BEGIN Source excerpt

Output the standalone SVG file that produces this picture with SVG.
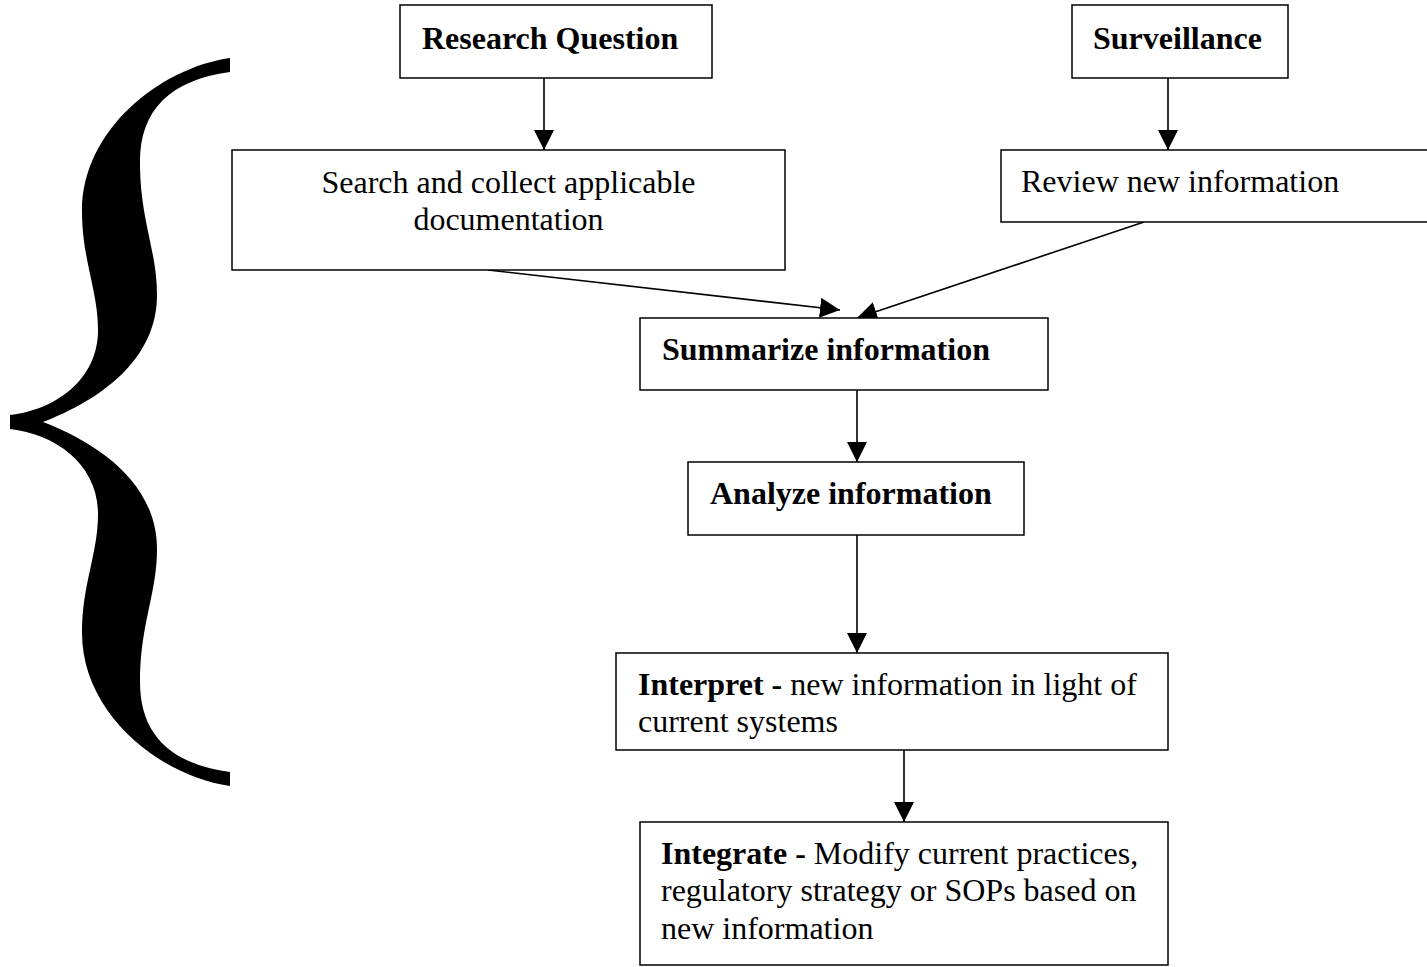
<svg xmlns="http://www.w3.org/2000/svg" width="1427" height="967" viewBox="0 0 1427 967">
<style>
  .box { fill: #ffffff; stroke: #000000; stroke-width: 1.5; }
  .t { font-family: "Liberation Serif", "Times New Roman", serif; font-size: 32px; fill: #000000; }
  .b { font-weight: bold; }
  .conn line { stroke: #000000; stroke-width: 1.6; fill: none; marker-end: url(#arrow); }
</style>
<defs>
  <marker id="arrow" markerUnits="userSpaceOnUse" viewBox="0 0 20 20" refX="20" refY="10" markerWidth="20" markerHeight="20" orient="auto">
    <path d="M0,0 L20,10 L0,20 z" fill="#000000"/>
  </marker>
</defs>
<rect width="1427" height="967" fill="#ffffff"/>

<g id="brace">
  <path fill="#000000" d="M 230 58 C 160 68, 82 130, 82 211 C 82 260, 98 290, 98 330 C 98 380, 55 410, 10 415 L 10 429 C 55 434, 98 464, 98 514 C 98 554, 82 584, 82 633 C 82 714, 160 776, 230 786 L 230 772 C 170 764, 140 734, 140 682 C 140 624, 157 594, 157 549 C 157 484, 100 444, 43 422 C 100 400, 157 360, 157 295 C 157 250, 140 220, 140 162 C 140 110, 170 80, 230 72 Z"/>
</g>

<g class="conn" id="connectors">
  <line x1="544" y1="78" x2="544" y2="150"/>
  <line x1="1168" y1="78" x2="1168" y2="150"/>
  <line x1="488" y1="270" x2="840" y2="310"/>
  <line x1="1144" y1="222" x2="857" y2="318"/>
  <line x1="857" y1="390" x2="857" y2="462"/>
  <line x1="857" y1="535" x2="857" y2="653"/>
  <line x1="904" y1="750" x2="904" y2="822"/>
</g>

<g id="research-question">
  <rect class="box" x="400" y="5" width="312" height="73"/>
  <text class="t b" x="422" y="49">Research Question</text>
</g>

<g id="surveillance">
  <rect class="box" x="1072" y="5" width="216" height="73"/>
  <text class="t b" x="1093" y="49">Surveillance</text>
</g>

<g id="search">
  <rect class="box" x="232" y="150" width="553" height="120"/>
  <text class="t" x="508.5" y="193" text-anchor="middle">Search and collect applicable</text>
  <text class="t" x="508.5" y="230" text-anchor="middle">documentation</text>
</g>

<g id="review">
  <rect class="box" x="1001" y="150" width="440" height="72"/>
  <text class="t" x="1021" y="192">Review new information</text>
</g>

<g id="summarize">
  <rect class="box" x="640" y="318" width="408" height="72"/>
  <text class="t b" x="662" y="360">Summarize information</text>
</g>

<g id="analyze">
  <rect class="box" x="688" y="462" width="336" height="73"/>
  <text class="t b" x="710" y="504">Analyze information</text>
</g>

<g id="interpret">
  <rect class="box" x="616" y="653" width="552" height="97"/>
  <text class="t" x="638" y="695"><tspan class="b">Interpret -</tspan> new information in light of</text>
  <text class="t" x="638" y="732">current systems</text>
</g>

<g id="integrate">
  <rect class="box" x="640" y="822" width="528" height="143"/>
  <text class="t" x="661" y="864"><tspan class="b">Integrate -</tspan> Modify current practices,</text>
  <text class="t" x="661" y="901">regulatory strategy or SOPs based on</text>
  <text class="t" x="661" y="939">new information</text>
</g>
</svg>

END Source excerpt

Instruction: Using the data above, print every line exactly, omitting pictures.

Final result:
Output the standalone SVG file that produces this picture with SVG.
<svg xmlns="http://www.w3.org/2000/svg" width="1427" height="967" viewBox="0 0 1427 967">
<style>
  .box { fill: #ffffff; stroke: #000000; stroke-width: 1.5; }
  .t { font-family: "Liberation Serif", "Times New Roman", serif; font-size: 32px; fill: #000000; }
  .b { font-weight: bold; }
  .conn line { stroke: #000000; stroke-width: 1.6; fill: none; marker-end: url(#arrow); }
</style>
<defs>
  <marker id="arrow" markerUnits="userSpaceOnUse" viewBox="0 0 20 20" refX="20" refY="10" markerWidth="20" markerHeight="20" orient="auto">
    <path d="M0,0 L20,10 L0,20 z" fill="#000000"/>
  </marker>
</defs>
<rect width="1427" height="967" fill="#ffffff"/>

<g id="brace">
  <path fill="#000000" d="M 230 58 C 160 68, 82 130, 82 211 C 82 260, 98 290, 98 330 C 98 380, 55 410, 10 415 L 10 429 C 55 434, 98 464, 98 514 C 98 554, 82 584, 82 633 C 82 714, 160 776, 230 786 L 230 772 C 170 764, 140 734, 140 682 C 140 624, 157 594, 157 549 C 157 484, 100 444, 43 422 C 100 400, 157 360, 157 295 C 157 250, 140 220, 140 162 C 140 110, 170 80, 230 72 Z"/>
</g>

<g class="conn" id="connectors">
  <line x1="544" y1="78" x2="544" y2="150"/>
  <line x1="1168" y1="78" x2="1168" y2="150"/>
  <line x1="488" y1="270" x2="840" y2="310"/>
  <line x1="1144" y1="222" x2="857" y2="318"/>
  <line x1="857" y1="390" x2="857" y2="462"/>
  <line x1="857" y1="535" x2="857" y2="653"/>
  <line x1="904" y1="750" x2="904" y2="822"/>
</g>

<g id="research-question">
  <rect class="box" x="400" y="5" width="312" height="73"/>
  <text class="t b" x="422" y="49">Research Question</text>
</g>

<g id="surveillance">
  <rect class="box" x="1072" y="5" width="216" height="73"/>
  <text class="t b" x="1093" y="49">Surveillance</text>
</g>

<g id="search">
  <rect class="box" x="232" y="150" width="553" height="120"/>
  <text class="t" x="508.5" y="193" text-anchor="middle">Search and collect applicable</text>
  <text class="t" x="508.5" y="230" text-anchor="middle">documentation</text>
</g>

<g id="review">
  <rect class="box" x="1001" y="150" width="440" height="72"/>
  <text class="t" x="1021" y="192">Review new information</text>
</g>

<g id="summarize">
  <rect class="box" x="640" y="318" width="408" height="72"/>
  <text class="t b" x="662" y="360">Summarize information</text>
</g>

<g id="analyze">
  <rect class="box" x="688" y="462" width="336" height="73"/>
  <text class="t b" x="710" y="504">Analyze information</text>
</g>

<g id="interpret">
  <rect class="box" x="616" y="653" width="552" height="97"/>
  <text class="t" x="638" y="695"><tspan class="b">Interpret -</tspan> new information in light of</text>
  <text class="t" x="638" y="732">current systems</text>
</g>

<g id="integrate">
  <rect class="box" x="640" y="822" width="528" height="143"/>
  <text class="t" x="661" y="864"><tspan class="b">Integrate -</tspan> Modify current practices,</text>
  <text class="t" x="661" y="901">regulatory strategy or SOPs based on</text>
  <text class="t" x="661" y="939">new information</text>
</g>
</svg>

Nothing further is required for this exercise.